The US Food and Drug Administration (FDA) believes that investing in food traceability is the best way to ensure the safety of the food supply. To this end, they have implemented the Food Safety Management Act (FSMA) and rule 204, which specifies what foods require additional traceability. For most companies in the food industry, regulation demands these kinds of investments but can drive initiatives beyond just compliance.
Beyond compliance requirements, investing in food traceability offers a range of other benefits that can contribute to increased operational efficiency, better inventory management and minimized waste, product quality control and consistency measures, risk mitigation strategies around more effective and targeted recalls and response to other issues, anti-food fraud initiatives, and enhanced brand trust and consumer confidence with greater granularity of product information.
Return on food traceability investment
These benefits offer much more than nice-to-have data and information. They also serve as a strategic tool for businesses not only to gain a competitive advantage but also to get a return on investment – in many possible ways.
In the context of food traceability and FSMA section 204, businesses will be required to implement traceability to address the growing food safety problem in the United States. And compliance can feel like a sunk cost with little to no upside. But with digital traceability technology, businesses can reap economic benefits from and recoup their investment by mobilizing data generated from food products moving through the supply chain – from production to distribution to retail.
What are some of the ways food industry businesses can cut costs or realize a positive ROI from traceability?
Avoiding non-compliance penalties
Not insignificant but still connected to regulatory compliance, digital ID technology can underpin compliance efforts and help businesses avoid fines and penalties that come with non-compliance.
Operational efficiency and risk mitigation through supply chain visibility
Traceability systems can improve the overall efficiency of the supply chain by providing real-time visibility into the movement of products.

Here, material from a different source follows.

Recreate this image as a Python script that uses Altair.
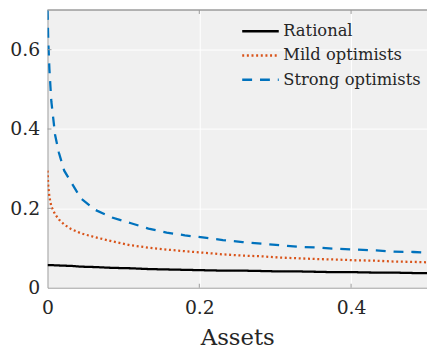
import altair as alt
import pandas as pd

series_names = ["Rational", "Mild optimists", "Strong optimists"]
colors = ["#000000", "#D95319", "#0072BD"]

assets = [0, 0.001, 0.0025, 0.005, 0.01, 0.015, 0.022, 0.031, 0.044, 0.063, 0.085,
          0.109, 0.133, 0.157, 0.181, 0.207, 0.231, 0.257, 0.283, 0.306, 0.332,
          0.357, 0.380, 0.407, 0.433, 0.456, 0.482, 0.5]
rational = [0.057, 0.057, 0.057, 0.0568, 0.0565, 0.056, 0.0555, 0.055, 0.053, 0.052, 0.050,
            0.049, 0.047, 0.046, 0.045, 0.044, 0.043, 0.043, 0.042, 0.041, 0.041,
            0.040, 0.039, 0.039, 0.038, 0.038, 0.037, 0.037]
mild = [0.295, 0.255, 0.229, 0.205, 0.185, 0.172, 0.159, 0.148, 0.137, 0.127, 0.117,
        0.107, 0.101, 0.096, 0.092, 0.088, 0.084, 0.081, 0.079, 0.076, 0.074,
        0.072, 0.071, 0.069, 0.068, 0.066, 0.065, 0.064]
strong = [0.70, 0.62, 0.55, 0.47, 0.385, 0.34, 0.295, 0.266, 0.225, 0.196, 0.177,
          0.163, 0.149, 0.139, 0.132, 0.126, 0.120, 0.115, 0.111, 0.107, 0.103,
          0.101, 0.098, 0.096, 0.094, 0.091, 0.090, 0.088]

x_ticks = [0, 0.2, 0.4]
y_ticks = [0, 0.2, 0.4, 0.6]

rows = []
for name, vals in zip(series_names, [rational, mild, strong]):
    for a, v in zip(assets, vals):
        rows.append({"asset": a, "value": v, "series": name})
df = pd.DataFrame(rows)

W, H = 384, 281
FONT = "DejaVu Serif"
AXC = "#9a9a9a"

xscale = alt.Scale(domain=[0, 0.5], nice=False, zero=False)
yscale = alt.Scale(domain=[0, 0.7], nice=False, zero=False)

leg = dict(title=None, orient="none", legendX=205, legendY=11,
           symbolType="M-2,0H2", symbolSize=342,
           symbolStrokeWidth=2.5, labelFontSize=16.5,
           labelFont=FONT, labelColor="#262626",
           labelOffset=12.5, rowPadding=5.5)

lines = alt.Chart(df).mark_line(strokeWidth=2.3, clip=True).encode(
    x=alt.X("asset:Q", scale=xscale,
            axis=alt.Axis(values=x_ticks, format="~g", title="Assets", ticks=False,
                          labelFlush=False, labelPadding=11, titlePadding=9,
                          titleFontSize=23, titleFontWeight="normal")),
    y=alt.Y("value:Q", scale=yscale,
            axis=alt.Axis(values=y_ticks, format="~g", title=None, ticks=False,
                          labelFlush=False, labelPadding=8)),
    color=alt.Color("series:N", sort=series_names,
                    scale=alt.Scale(domain=series_names, range=colors),
                    legend=alt.Legend(**leg)),
    strokeDash=alt.StrokeDash("series:N", sort=series_names,
                              scale=alt.Scale(domain=series_names,
                                              range=[[1, 0], [2, 2.7], [10, 8]]),
                              legend=alt.Legend(**leg)),
    order=alt.Order("asset:Q"),
)

xt = pd.DataFrame({"asset": x_ticks[1:]})
yt = pd.DataFrame({"value": y_ticks[1:]})

xticks_bottom = alt.Chart(xt).mark_rule(color=AXC, strokeWidth=1).encode(
    x=alt.X("asset:Q", scale=xscale), y=alt.value(H), y2=alt.value(H - 4))
xticks_top = alt.Chart(xt).mark_rule(color=AXC, strokeWidth=1).encode(
    x=alt.X("asset:Q", scale=xscale), y=alt.value(0), y2=alt.value(4))
yticks_left = alt.Chart(yt).mark_rule(color=AXC, strokeWidth=1).encode(
    y=alt.Y("value:Q", scale=yscale), x=alt.value(0), x2=alt.value(4))
top_border = alt.Chart(xt).mark_rule(color=AXC, strokeWidth=1).encode(
    x=alt.value(0), x2=alt.value(W), y=alt.value(0))

chart = alt.layer(lines, xticks_bottom, xticks_top, yticks_left, top_border).properties(
    width=W, height=H,
    padding={"left": 40, "top": 0, "right": 0, "bottom": 60},
    autosize=alt.AutoSizeParams(type="none"),
    background="white",
).configure_view(
    fill="#F0F0F0", stroke=None
).configure_axis(
    labelFont=FONT, titleFont=FONT, labelFontSize=19, labelColor="#262626",
    titleColor="#262626", domainColor=AXC, domainWidth=1,
    grid=True, gridColor="#FFFFFF", gridWidth=1, gridOpacity=1,
)

chart.save("out.html", embed_options={"renderer": "svg", "actions": False})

This can lead to better inventory management, reduced stockouts, less waste, better control over product quality and consistency measures and improved order fulfillment. Traceability can also help reduce risk and cut recall costs, as traceability data helps to identify and isolate specific production batches or lots for speedier, more targeted recall. Fewer products thus end up affected by the recall action. All of these improvements can deliver cost savings through streamlined processes and identification and taking advantage of efficiencies.
Anti-fraud initiatives and authenticity measures: Foster consumer trust and safety
Food fraud is rampant, and robust traceability helps to stamp it out. Traceability builds trust and safety by providing information about the origin, production methods, and journey of the food they purchase. This transparency enhances the authenticity of the product and strengthens consumer confidence in the brand.
Investing in food traceability data drives ROI
Calculating the ROI of food traceability will vary depending on the size and nature of the business, the complexity of the supply chain, and what programs for which traceability is used. Additionally, intangible brand reputation benefits can be difficult to quantify but are also a factor.
The data gathered by traceability systems can be analyzed to identify patterns, optimize supply chain processes, and make informed strategic decisions. This data-driven approach contributes to continuous improvement in the efficiency of the supply chain.
Getting full value from a traceable food system
Investing in food traceability goes beyond meeting regulatory requirements; it serves as a strategic tool for businesses to enhance operational efficiency, build trust with consumers, and gain a competitive edge in the market.